Эта бабка заслужила, она имеет право на часы стенные и велосипед. Да и русская армия в Германии, в общем, делала ничтожную часть того, что немецкая творила на русской земле. Кто-то может противостоять моим словам тем, что это имперство. Но есть разница. Есть разница в агрессии и в ответе на агрессию. Не надо сравнивать то, что происходило тогда, и то, что происходит сейчас. И ту армию с этой не надо сравнивать.
Твардовский донес до нас дух той армии – армии, которая с трудом привыкает к жестокостям, с трудом привыкает к военному модусу; армии крестьянской, которая растить любит больше, чем убивать; которая землю любит больше, чем кровь. Но та армия была безжалостно истреблена в ходе войны, и остатки ее вымерли. И ничего не осталось от тех Теркиных. А то, что мы видим сейчас, это немножко другая история, это Оркины, это «Василий Оркин» такой. Полное вырождение и перерождение; я думаю, аналогии не нужны здесь.
Что касается поэмы «Теркин на том свете» – это поразительно точное, при всей своей простоте, интуитивно точное стихотворение больше, поэма о загробности русского мира, о загробности и вымороченности той навязанной и страшной жизни, которой живет русский человек, русская бюрократия, армия, дисциплина, – тотальная имитация всего. На этом фоне война действительно выглядит просветом. Она была народной в том смысле, что народу позволили быть собой. Все остальное время всё народное – милосердие, справедливость – из него выбивались, выколачивались. Его заставляли быть не народом, а массой, толпой. Народом российский народ был во время войны. И отсюда возвращение, желание вернуться к этой плазме. Но возвращение это всегда оказывается обманом, и никакого народа больше нет.
Кстати говоря, попытка Теркина вернуться к себе в «Теркине на том свете» оказалась довольно безнадежной попыткой. «Теркин на том свете» – поэма замечательная, Твардовский умел писать очень органично и талантливо, но ничего не сделаешь, это мертвая поэма. Это обреченная попытка. Это попытка заговорить на языке войны в условиях мира, да еще такого мертвого, вымороченного мира. Поэтому я бы сказал, что это показательная неудача, притом, что там есть шедевры.
А лучшая поэма Твардовского, как считал он сам, – «Дом у дороги». Вот Новелла Матвеева в нашу последнюю встречу говорила о том, что теркинский хорей кажется ей неорганичным, слишком плясовым, частушечным. А вот «Дом у дороги» – это поэма, в которой есть поэтическое. Ее скорбный ямб выражает страшную тоску солдата по дому.

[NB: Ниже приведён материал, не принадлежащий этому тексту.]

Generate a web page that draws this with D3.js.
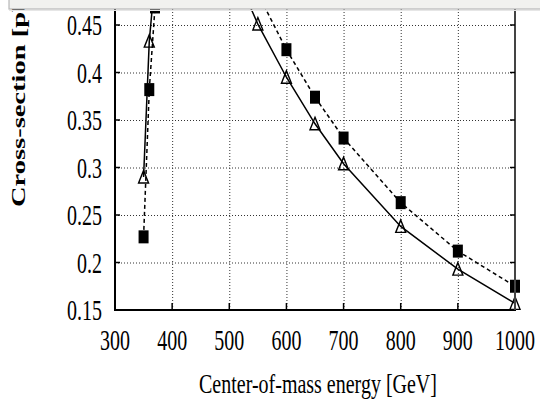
<!DOCTYPE html>
<html>
<head>
<meta charset="utf-8">
<script src="https://cdn.jsdelivr.net/npm/d3@7"></script>
<style>
  body { margin: 0; background: #fff; }
  text { font-family: "Liberation Serif", "Times New Roman", serif; fill: #000; }
</style>
</head>
<body>
<svg width="540" height="401"></svg>
<script>
// energies [GeV]
const energySquares = [350, 360, 370, 380, 400, 450, 500, 550, 600, 650, 700, 800, 900, 1000];
const sigmaSquares  = [0.227, 0.382, 0.469, 0.53, 0.60, 0.62, 0.56, 0.483, 0.424, 0.374, 0.331, 0.263, 0.212, 0.175];
const energyTriangles = [350, 360, 370, 380, 400, 450, 500, 550, 600, 650, 700, 800, 900, 1000];
const sigmaTriangles  = [0.290, 0.433, 0.50, 0.56, 0.60, 0.58, 0.519, 0.451, 0.395, 0.346, 0.304, 0.238, 0.193, 0.157];
const xTicks = [300, 400, 500, 600, 700, 800, 900, 1000];
const yTicks = [0.15, 0.2, 0.25, 0.3, 0.35, 0.4, 0.45];

const svg = d3.select("svg");

const x = d3.scaleLinear().domain([300, 1000]).range([115, 515]);
const y = d3.scaleLinear().domain([0.15, 0.45]).range([310, 25]);

const stretch = 1.5; // the picture is stretched vertically

// grid
const grid = svg.append("g").attr("stroke", "#333").attr("stroke-width", 1)
  .attr("stroke-dasharray", "1,2");
grid.selectAll("line.v").data(xTicks.slice(1, -1)).enter().append("line")
  .attr("x1", d => x(d) + 0.5).attr("x2", d => x(d) + 0.5)
  .attr("y1", y(0.15)).attr("y2", -10);
grid.selectAll("line.h").data(yTicks.slice(1)).enter().append("line")
  .attr("x1", x(300)).attr("x2", x(1000))
  .attr("y1", d => y(d) + 0.5).attr("y2", d => y(d) + 0.5);

// series (points above the frame simply run off the top of the picture)
const plot = svg.append("g");
const sq = energySquares.map((e, i) => [e, sigmaSquares[i]]);
const tr = energyTriangles.map((e, i) => [e, sigmaTriangles[i]]);
const line = d3.line().x(d => x(d[0])).y(d => y(d[1]));

plot.append("path").datum(sq).attr("d", line)
  .attr("fill", "none").attr("stroke", "#000").attr("stroke-width", 1.5)
  .attr("stroke-dasharray", "4,3");
plot.append("path").datum(tr).attr("d", line)
  .attr("fill", "none").attr("stroke", "#000").attr("stroke-width", 1.5);

plot.selectAll("rect.sq").data(sq).enter().append("rect")
  .attr("x", d => x(d[0]) - 5).attr("y", d => y(d[1]) - 6.5)
  .attr("width", 10).attr("height", 13).attr("fill", "#000");

plot.selectAll("path.tri").data(tr).enter().append("path")
  .attr("transform", d => "translate(" + x(d[0]) + "," + y(d[1]) + ")")
  .attr("d", "M0,-6.5L5,6L-5,6Z")
  .attr("fill", "none").attr("stroke", "#000").attr("stroke-width", 1.4);

// frame
svg.append("line").attr("x1", x(300)).attr("x2", x(300)).attr("y1", 0).attr("y2", y(0.15) + 1)
  .attr("stroke", "#000").attr("stroke-width", 2);
svg.append("line").attr("x1", x(300) - 1).attr("x2", x(1000) + 1).attr("y1", y(0.15)).attr("y2", y(0.15))
  .attr("stroke", "#000").attr("stroke-width", 2);
svg.append("line").attr("x1", x(1000)).attr("x2", x(1000)).attr("y1", 0).attr("y2", y(0.15))
  .attr("stroke", "#444").attr("stroke-width", 2);

// inward ticks
const ticks = svg.append("g").attr("stroke", "#000").attr("stroke-width", 1.5);
ticks.selectAll("line.bx").data(xTicks.slice(1, -1)).enter().append("line")
  .attr("x1", d => x(d)).attr("x2", d => x(d)).attr("y1", y(0.15)).attr("y2", y(0.15) - 7);
ticks.selectAll("line.ly").data(yTicks.slice(1)).enter().append("line")
  .attr("x1", x(300)).attr("x2", x(300) + 5).attr("y1", d => y(d)).attr("y2", d => y(d));
ticks.selectAll("line.ry").data(yTicks.slice(1)).enter().append("line")
  .attr("x1", x(1000)).attr("x2", x(1000) - 5).attr("y1", d => y(d)).attr("y2", d => y(d));

// tick labels
svg.append("g").selectAll("text").data(xTicks).enter().append("text")
  .attr("transform", d => "translate(" + x(d) + ",350) scale(1," + stretch + ")")
  .attr("text-anchor", "middle").attr("font-size", 20)
  .text(d => d);
svg.append("g").selectAll("text").data(yTicks).enter().append("text")
  .attr("transform", d => "translate(102," + (y(d) + 10) + ") scale(1," + stretch + ")")
  .attr("text-anchor", "end").attr("font-size", 20)
  .text(d => d);

// axis titles
svg.append("text")
  .attr("transform", "translate(318,393) scale(1,1.35)")
  .attr("text-anchor", "middle").attr("font-size", 20)
  .text("Center-of-mass energy [GeV]");
svg.append("text")
  .attr("transform", "translate(25,207) rotate(-90) scale(" + stretch + ",1)")
  .attr("font-size", 19).attr("font-weight", "bold")
  .text("Cross-section [pb]");

// box covering the top edge
svg.append("rect").attr("x", 9).attr("y", -1).attr("width", 540).attr("height", 10)
  .attr("fill", "#f1f1ef").attr("stroke", "#b8b8b8").attr("stroke-width", 1.2);
svg.append("line").attr("x1", 9).attr("x2", 540).attr("y1", 10.5).attr("y2", 10.5)
  .attr("stroke", "#e6e6e6").attr("stroke-width", 1);
</script>
</body>
</html>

Я начал песню в трудный год,
Когда зимой студёной
Война стояла у ворот
Столицы осаждённой.
Это блистательная поэма. И вот это чувство женщины, спасающей дом, и бойца, тоскующего по дому, и их взаимное сиротство… И осиротевшие дома, из которых беженцы ушли на восток, а солдаты – на запад. Все это Твардовский почувствовал с невероятной силой, потому что он был одним из последних, в ком это сельское чувство дома жило.
Вообще же поэзия Твардовского – это замечательный памятник силе и душевному благородству. У него случались отступления от этой линии. У него случались эти трагические запои, в которых он противоречия свои как-то пытался заглушить. А какой человек с совестью в русской литературе не запивал? Только тот, у которого, как выражается Адабашьян, была «пониженная толерантность к спиртному». На самом деле, я думаю, запой – это единственная форма такого припадка совести, доступная советскому литератору. И Фадеев это доказал более чем наглядно, но Фадеев был не единственным.
Не зря Твардовский говорил: «Русский писатель любит, чтобы его отвлекали». Я думаю, кстати, самый сильный образ Твардовского, самый точный образ этой красивой, грациозной силы, которая во всем его облике, несколько медвежьем, чувствовалась, – это Трифонов в «Записках соседа». Твардовский – это напоминание о той настоящей России, за которую сегодня нам пытается себя выдать РоZZия, Z-Россия. Твардовский – это то, что за что можно было любить русскую литературу и русскую жизнь. Это одно из последних напоминаний о том, что в ней было. Поэтому читать его и перечитывать хотя и ностальгическая, но все-таки услада.